Samsung And Apple Are Now Neck-And-Neck In Smartphone Sales

Barely 24 hours after Apple announced the biggest quarterly profit in history, smartphone rival Samsung Electronics reported that its own quarterly earnings fell 27 percent in Q4, and it now sells just about as many smartphones as Apple.

Samsung said its overall smartphone sales for the quarter were between 72.2 million and 75.1 million units — meaning that Apple, with its record-high 74.5 million iPhones during the same period, has closed the gap with the Android shipments king. That came in a year when Samsung’s IT and Mobile division, which makes its smartphones, saw its Q4 profits drop to 1.96 trillion won ($1.8 billion) from 5.47 trillion won ($5 billion) in 2013.

What saved Samsung from catastrophe and allowed it to bump up its shareholder dividend by 40 percent despite 2014’s stunning slowdown in phone sales? Steller performance from its semiconductor division, which makes memory and other chips for many phone makers — including Apple.

Samsung’s sales were hammered on the high end by Apple’s new iPhone 6 models, which finally matched Samsung’s large screens, and by less expensive phones from competitors like Xiaomi, which overtook Samsung’s unit sales in China and has now been overtaken by Apple there.

But analysts said Samsung appears to be stabilizing. Sales of its flagship Galaxy Note 4 and other high-end phones rose from the third quarter, offsetting a drop in sales of cheaper phones. The company has also cut back on the number of models it makes, and is using its home-grown Tizen version of Linux for a low-end phone it’s now selling in India.

And while the smartphone division’s profit plunged by more than 40 percent in 2014 compared with 2013, much of the slack was taken up by the company’s semiconductor division, where profits rose by 27 percent. That was driven largely by sales of memory, including chips for phones with more than 64GB of storage, said Jeeho Baek, the senior VP who runs Samsung’s memory business. Those large memory phones include iPhone models.

Samsung is also talking with outside customers about buying the custom chips and flexible displays that Samsung manufactures and uses in its own phones. Samsung’s most advanced chips, which consume less energy than existing semiconductors, should win the bulk of orders for Apple’s next iPhones after losing out to Taiwan Semiconductor last year, analyst Lee Min Hee at I’M Investment & Securities told Bloomberg News.
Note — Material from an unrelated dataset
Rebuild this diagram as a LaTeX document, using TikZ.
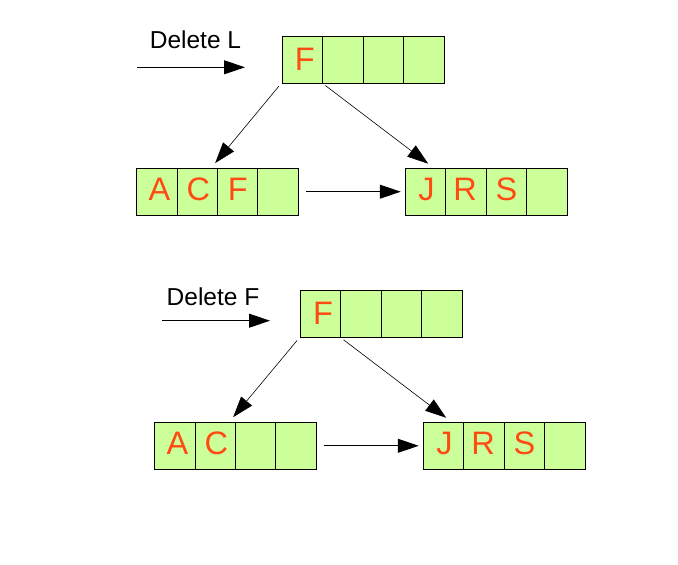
\documentclass[tikz,border=0pt]{standalone}
\usepackage{fontspec}
\setmainfont{Liberation Sans}
\usetikzlibrary{arrows.meta,calc}
\definecolor{cellfill}{HTML}{CCFF99}
\definecolor{lettercol}{HTML}{FF4A12}
\tikzset{
  cell/.style={draw=black,line width=1pt,fill=cellfill,rectangle,inner sep=0pt,
    minimum width=40.5pt,minimum height=47pt},
  letter/.style={inner sep=0pt,text=lettercol,font=\fontsize{32.5}{32.5}\selectfont},
  label/.style={inner sep=0pt,font=\fontsize{24.5}{24.5}\selectfont,text=black},
  arr/.style={-{Triangle[length=21pt,width=14pt]},line width=0.8pt,black},
  darr/.style={-{Triangle[length=21pt,width=14pt]},line width=0.6pt,black}
}
\begin{document}
\begin{tikzpicture}[x=1pt,y=-1pt]
\useasboundingbox (0,0) rectangle (678,565);
% ---------- top ----------
\node[label] (dl) at (195.5,39.5) {Delete L};
\coordinate (dla) at (137,67.3);
\coordinate (dlb) at (245,67.3);
\draw[arr] (dla) -- (dlb);
\node[cell] (ta1) at (302.3,59.5) {};
\node[cell] (ta2) at (342.8,59.5) {};
\node[cell] (ta3) at (383.3,59.5) {};
\node[cell] (ta4) at (423.8,59.5) {};
\node[cell] (tl1) at (156.9,191.7) {};
\node[cell] (tl2) at (197.3,191.7) {};
\node[cell] (tl3) at (237.7,191.7) {};
\node[cell] (tl4) at (278.1,191.7) {};
\node[cell] (tr1) at (425.5,191.7) {};
\node[cell] (tr2) at (466,191.7) {};
\node[cell] (tr3) at (506.5,191.7) {};
\node[cell] (tr4) at (547,191.7) {};
\node[letter] (tta1) at ($(ta1)+(2.5,0)$) {F};
\node[letter] (ttl1) at ($(tl1)+(2.5,-2)$) {A};
\node[letter] (ttl2) at ($(tl2)+(1,-2)$) {C};
\node[letter] (ttl3) at ($(tl3)+(0,-2)$) {F};
\node[letter] (ttr1) at ($(tr1)+(1,-2)$) {J};
\node[letter] (ttr2) at ($(tr2)+(-1,-2)$) {R};
\node[letter] (ttr3) at ($(tr3)+(0,-2)$) {S};
\draw[darr] ($(ta1.south west)+(-2.7,2.7)$) -- ($(tl3.north west)+(-1.8,-4.6)$);
\draw[darr] ($(ta2.south west)+(3.3,2)$) -- ($(tr1.north)+(2.7,-4)$);
\draw[arr,shorten <=7pt,shorten >=4pt] (tl4.east) -- (tr1.west);
% ---------- bottom ----------
\node[label] (df) at (213,297) {Delete F};
\coordinate (dfa) at (161.7,320.7);
\coordinate (dfb) at (270,320.7);
\draw[arr] (dfa) -- (dfb);
\node[cell] (ba1) at (320.5,313.8) {};
\node[cell] (ba2) at (361,313.8) {};
\node[cell] (ba3) at (401.5,313.8) {};
\node[cell] (ba4) at (442,313.8) {};
\node[cell] (bl1) at (174.9,445.8) {};
\node[cell] (bl2) at (215.3,445.8) {};
\node[cell] (bl3) at (255.7,445.8) {};
\node[cell] (bl4) at (296.1,445.8) {};
\node[cell] (br1) at (443.5,445.8) {};
\node[cell] (br2) at (484,445.8) {};
\node[cell] (br3) at (524.5,445.8) {};
\node[cell] (br4) at (565,445.8) {};
\node[letter] (tba1) at ($(ba1)+(2.5,0)$) {F};
\node[letter] (tbl1) at ($(bl1)+(2.5,-2)$) {A};
\node[letter] (tbl2) at ($(bl2)+(1,-2)$) {C};
\node[letter] (tbr1) at ($(br1)+(1,-2)$) {J};
\node[letter] (tbr2) at ($(br2)+(-1,-2)$) {R};
\node[letter] (tbr3) at ($(br3)+(0,-2)$) {S};
\draw[darr] ($(ba1.south west)+(-2.7,2.7)$) -- ($(bl3.north west)+(-1.8,-4.6)$);
\draw[darr] ($(ba2.south west)+(3.3,2)$) -- ($(br1.north)+(2.7,-4)$);
\draw[arr,shorten <=7pt,shorten >=4pt] (bl4.east) -- (br1.west);
\end{tikzpicture}
\end{document}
Overall, Samsung’s net income, excluding minority interests, was 5.29 trillion won ($4.9 billion) for Q4, which easily beat analysts’ estimates of 4.1 trillion won. But it was down from 7.3 trillion won a year earlier. Total sales for the quarter was 52.7 trillion won ($48.2 billion), down from 59.28 trillion won in Q4 2013.

Despite the earnings beat and the announcement that Samsung will pay a dividend of 19,500 won per share, up from 13,800 won last year, Samsung’s shares fell 0.4 percent on the news.